The spanish were on fire today. I caught and released about 30 of them with the biggest being around 4lbs. There were no cobia or kings seen today. The water was a little muddy as expected, but was clearing up.


----------



## vicious circle (Nov 30, 2007)

thanks for the report.I think the pier is the best way to get nearshore reports,keep them comming.


----------



## wallace1 (Dec 8, 2010)

hey what did you catch the spanish on?


----------



## AVIDfisherman (Jan 31, 2013)

wallace1 said:


> hey what did you catch the spanish on?



Hey man just some advice. I use a Gotcha lure. Silver/chrome in color with a yellow/lime green jig head. Then use 60lb flourocarbon leader or (27lb steel) will work also. Just when using the flouro just inspect it after each catch for nicks in the line because these guys have real sharp teeth. Attach it by a small swivel to your main line, no weight is needed. Then jig the Gotcha lure rapidly with action and in no time you'll have yourself a spanish mack. Just ask any bait & tackle store they will show you it. I posted a pic to help.


----------



## Jackin' 'Em Up (Dec 31, 2013)

wallace1 said:


> hey what did you catch the spanish on?


Every small enough jig imaginable. We threw pomp jigs, gotchas, bonita jigs, DOA's, spoons, etc.


----------



## badonskybuccaneers (Aug 19, 2013)

We always killed them with bubble rigs.

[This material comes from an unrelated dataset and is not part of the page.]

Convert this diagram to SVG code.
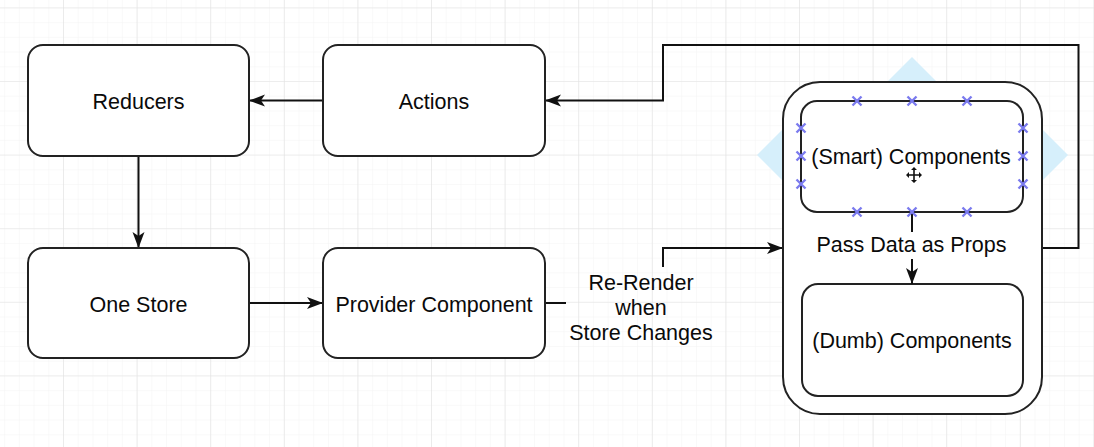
<svg xmlns="http://www.w3.org/2000/svg" width="1094" height="447" viewBox="0 0 1094 447">
<style>
.box{fill:#ffffff;stroke:#222222;stroke-width:2}
.lbl{font-family:"Liberation Sans",Arial,Helvetica,sans-serif;font-size:21.5px;fill:#0a0a0a;text-anchor:middle}
.edge{fill:none;stroke:#111111;stroke-width:2}
.handle{stroke:#7b7bee;stroke-width:2.4;fill:none}
.hover{fill:#d6effb}
</style>
<defs>
<pattern id="minor" width="14.72" height="14.72" patternUnits="userSpaceOnUse" x="-10.6" y="7.4">
<path d="M0,0 H14.72 M0,0 V14.72" stroke="#f3f3f3" stroke-width="1" fill="none"/>
</pattern>
<pattern id="major" width="73.6" height="73.6" patternUnits="userSpaceOnUse" x="-10.6" y="7.4">
<path d="M0,0 H73.6 M0,0 V73.6" stroke="#e2e2e2" stroke-width="1.2" fill="none"/>
</pattern>
<marker id="arr" markerWidth="18" markerHeight="14" refX="16" refY="7" orient="auto" markerUnits="userSpaceOnUse">
<path d="M0,1 L16,7 L0,13 L4,7 Z" fill="#111111"/>
</marker>
</defs>
<rect width="1094" height="447" fill="#ffffff"/>
<rect width="1094" height="447" fill="url(#minor)"/>
<rect width="1094" height="447" fill="url(#major)"/>

<g id="hover-arrows">
<polygon class="hover" points="912,57 950,95 874,95"/>
<polygon class="hover" points="757,155 792,120 792,190"/>
<polygon class="hover" points="1068,155 1033,120 1033,190"/>
</g>

<g id="connectors">
<path class="edge" d="M323,100.5 H249" marker-end="url(#arr)"/>
<path class="edge" d="M138.5,156 V248" marker-end="url(#arr)"/>
<path class="edge" d="M249,303 H323" marker-end="url(#arr)"/>
<path class="edge" d="M1042,248 H1078.5 V45 H663 V100.5 H545" marker-end="url(#arr)"/>
<path class="edge" d="M545,303 H566"/>
<path class="edge" d="M663,267 V248 H783" marker-end="url(#arr)"/>
</g>

<g id="node-reducers">
<rect class="box" x="28" y="45" width="221" height="111" rx="15"/>
<text class="lbl" x="138.5" y="108.5">Reducers</text>
</g>
<g id="node-actions">
<rect class="box" x="323" y="45" width="222" height="111" rx="15"/>
<text class="lbl" x="434" y="108.5">Actions</text>
</g>
<g id="node-onestore">
<rect class="box" x="28" y="248" width="221" height="110" rx="15"/>
<text class="lbl" x="138.5" y="312">One Store</text>
</g>
<g id="node-provider">
<rect class="box" x="323" y="248" width="222" height="110" rx="15"/>
<text class="lbl" x="434" y="312">Provider Component</text>
</g>
<g id="label-rerender">
<text class="lbl" x="641" y="290">Re-Render</text>
<text class="lbl" x="641" y="315">when</text>
<text class="lbl" x="641" y="340">Store Changes</text>
</g>
<g id="node-container">
<rect class="box" x="783" y="82" width="259" height="332" rx="37"/>
</g>
<g id="node-smart">
<rect class="box" x="801" y="101" width="222" height="111" rx="16"/>
<text class="lbl" x="911" y="164">(Smart) Components</text>
</g>
<g id="node-dumb">
<rect class="box" x="802" y="284" width="221" height="112" rx="16"/>
<text class="lbl" x="912" y="348">(Dumb) Components</text>
</g>
<g id="connector-props">
<path class="edge" d="M912,212 V232"/>
<path class="edge" d="M912,259 V284" marker-end="url(#arr)"/>
<text class="lbl" x="911.5" y="252">Pass Data as Props</text>
</g>

<g id="handles">
<path class="handle" d="M852.5,96.5 l9,9 m0,-9 l-9,9 M907.5,96.5 l9,9 m0,-9 l-9,9 M962.5,96.5 l9,9 m0,-9 l-9,9 M852.5,207.5 l9,9 m0,-9 l-9,9 M907.5,207.5 l9,9 m0,-9 l-9,9 M962.5,207.5 l9,9 m0,-9 l-9,9 M796.5,123.5 l9,9 m0,-9 l-9,9 M796.5,151.5 l9,9 m0,-9 l-9,9 M796.5,179.5 l9,9 m0,-9 l-9,9 M1018.5,123.5 l9,9 m0,-9 l-9,9 M1018.5,151.5 l9,9 m0,-9 l-9,9 M1018.5,179.5 l9,9 m0,-9 l-9,9"/>
</g>
<g id="cursor">
<path d="M914,169 V181 M908,175 H920" stroke="#111" stroke-width="1.6" fill="none"/>
<path d="M914,167 l-3,3 h6 Z M914,183 l-3,-3 h6 Z M906,175 l3,-3 v6 Z M922,175 l-3,-3 v6 Z" fill="#111"/>
</g>
</svg>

Cheap if you make them yourself too.


----------



## Jackin' 'Em Up (Dec 31, 2013)

I lost about 6 pompano jigs, 1 bonita jig, and 1gotcha lure.


----------



## wallace1 (Dec 8, 2010)

thanks for the replies guys. going to try to get out in the next day or 2 and catch some.


----------



## Redneckracoon (Jun 8, 2011)

I was out there. Those Spanish were literally everywhere. I even saw a few singles go by in the surf when I was looking for pomps, which were plentiful as well.


----------



## Jackin' 'Em Up (Dec 31, 2013)

One of the guys I was fishing with said they were eating baby speedos. My question is what are speedos (not the european swim suit) ?


----------



## Blake R. (Mar 17, 2009)

Cigar minnow.


Sent from my iPhone using Tapatalk


----------